Running is a great way to stay in shape, keep your heart healthy, and enjoy some time outside.
If you’re new to running, or it’s been years since you’ve jogged more than a mile, there are a few things you need to know.
1. Know Your “Why”
If you decide to start running on a whim, it’s likely that you’ll fizzle out after a few jogs around your neighborhood. That’s because you don’t have any real purpose or driving factor. In other words, you don’t have a “why.”
Having a “why” is critical to your long-term success as a runner. There needs to be something beneath the surface that keeps you motivated to push when the going gets tough. It could be that your doctor says your blood pressure is too high and you need to get some exercise to prevent a heart attack.
Or it might be that your late father was a runner and you want to run a marathon in 12 months to honor his life. Your “why” will be totally unique to you – just make sure you uncover it.
2. Buy the Right Pair of Shoes
The first time you go for a jog, wear whatever tennis shoes you have in the closet. (There’s no sense in spending $100 or more on a new pair of shoes when you aren’t even sure you’ll stick with your running regimen.) But once you’ve gone on a few runs and have made it part of your regular routine, it’s helpful to invest in a dedicated pair of running shoes. The question is, how do you find the right running shoe?
Walk into any shoe store and you’ll find dozens of pairs of running shoes lining the walls. Each pair looks different, promises different benefits, and is uniquely priced. So how do you choose the right one? We recommend going to a running store and letting their knowledgeable staff members help.
They’ll most likely ask you a few questions and put you on a machine that measures your gait, foot size, pressure points, etc. This will allow them to recommend a specific shoe and possibly create custom inserts to ensure optimal arch support.
3. Start With Reasonable Workouts
Don’t get too far ahead of yourself. It’s easy to get excited about starting something new, but you don’t want to risk injury. Going from never running to running five miles in 45-minutes is not realistic. And if you did manage to do it, you’d probably hurt yourself. At the very least, it would take several days to recover before you could run again.
The best thing you can do is begin with reasonable workouts. Hire a running coach to develop a tailored running program specifically for you, your current fitness level, and your goals. This plan will include a daily schedule, specific intervals, and rest periods. It might even include a dietary and hydration plan.
4. Give Your Body Time to Recover
You can’t run every single day. Not only will this prevent you from accomplishing your fitness goals, but your body will eventually wear down and you’ll be more prone to injury.

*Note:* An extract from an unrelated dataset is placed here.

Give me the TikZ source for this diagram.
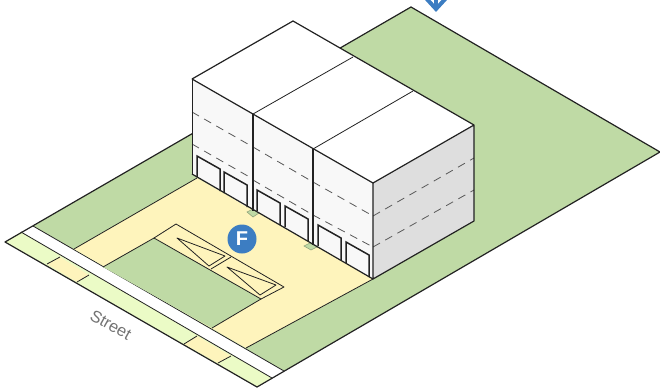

It’s important that you give your body time to recover in between workouts. When you first start out, you might need a full day of rest after a run. However, as your stamina increases, you might only need one full rest day per week.
5. Mix Things Up
Motivation is an important ingredient in running success. If you lose your motivation, it becomes more difficult to remain disciplined.
While there are plenty of ways to motivate yourself, one easy option is to mix things up. Don’t run the same route every day. Try new routes and environments. This includes streets, trails, tracks, treadmills, etc.
Ready, Set, Go!
If you run, you can call yourself a runner. You don’t need multiple marathons under your belt or running club membership to call yourself a runner. Everyone starts somewhere.
The best tip is to get started and take things slowly. It might feel weird at first, but you’ll eventually find a groove (and maybe even develop a passion). Over time, running gets easier and becomes more rewarding!